Thursday, October 10, 2019

Exterior Baseboard Trim


Here is a picture of the exterior baseboard trim that I will recreate for the rear of the house. It's critical that the water shed away from the house. Some exterior renovations get this part wrong and end up just caulking the bottom between the clapboard and base trim. That's just silly. Not the easiest cut to do on a table-saw though.


2 comments:

Seth said...

That is an interesting detail. I have not seen that style before, but it's a neat way to make a more streamlined transition while maintaining adequate water protection. Our last house had the more traditional projecting drip cap on top of a 3/4" flat board (which I believe is often called the water table). The drip cap had a groove sign in the bottom of the projecting portion to act as a capillary break and prevent watter drom being drawn along thr bottom and through the joint with the water table board below.

Nearly all of the drip edge trim had been crudely hacked off by thr asbestos siding installers, so I had to make new material when I restored the original siding. It was pretty straightforward on the table saw, even the capillary groove.

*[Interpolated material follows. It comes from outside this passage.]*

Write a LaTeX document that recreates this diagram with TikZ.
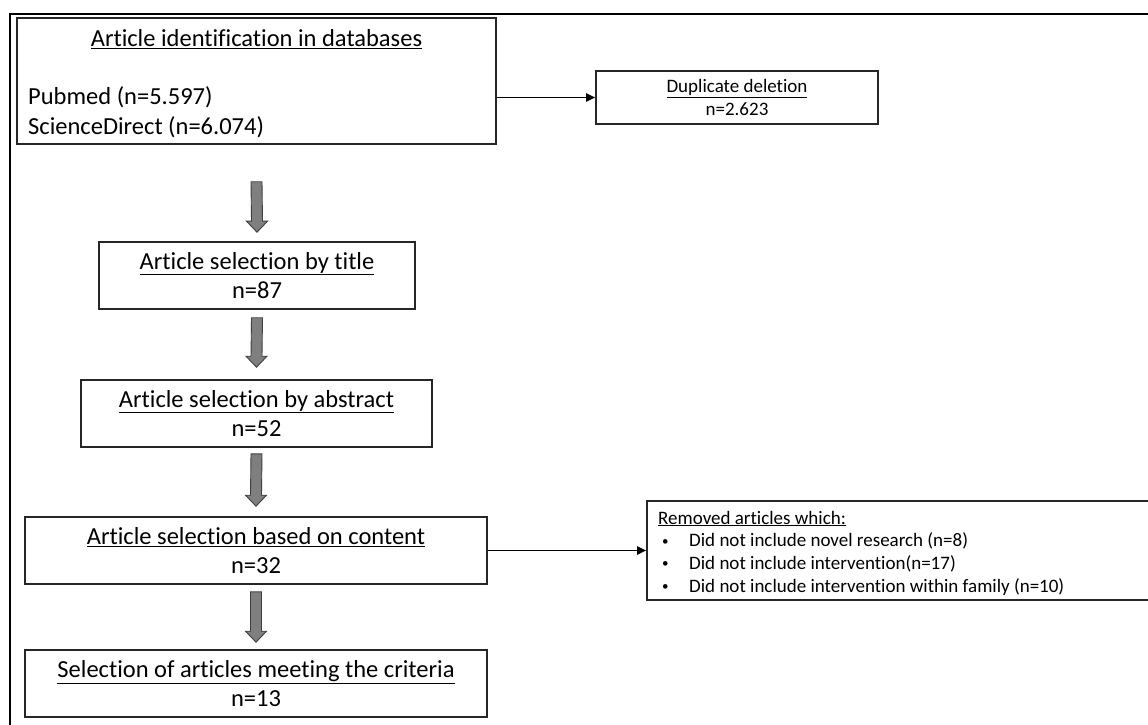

I am frustrated to see how often the average carpenter or painter gets this stuff horribly wrong, though. Either just butting the bottom clipboard into the too of the water table and caulking it, or using a narrow ripped 3/4" board projecting horizontal. All pretty much guaranteed to cause rot. I guess people cant remember that water runs downhill, and even horizontal without capillary breaks.

Our new house is all brick, but even the limestone window sills have capillary break grooves in the bottom.

American Foursquare Restoration said...

Hi Seth. Interesting. You were able to make this cut with just a table saw? I'm obviously over thinking it here and will give it a shot. I would LOVE to have an all brick or stone house. Less exterior painting sounds great to me!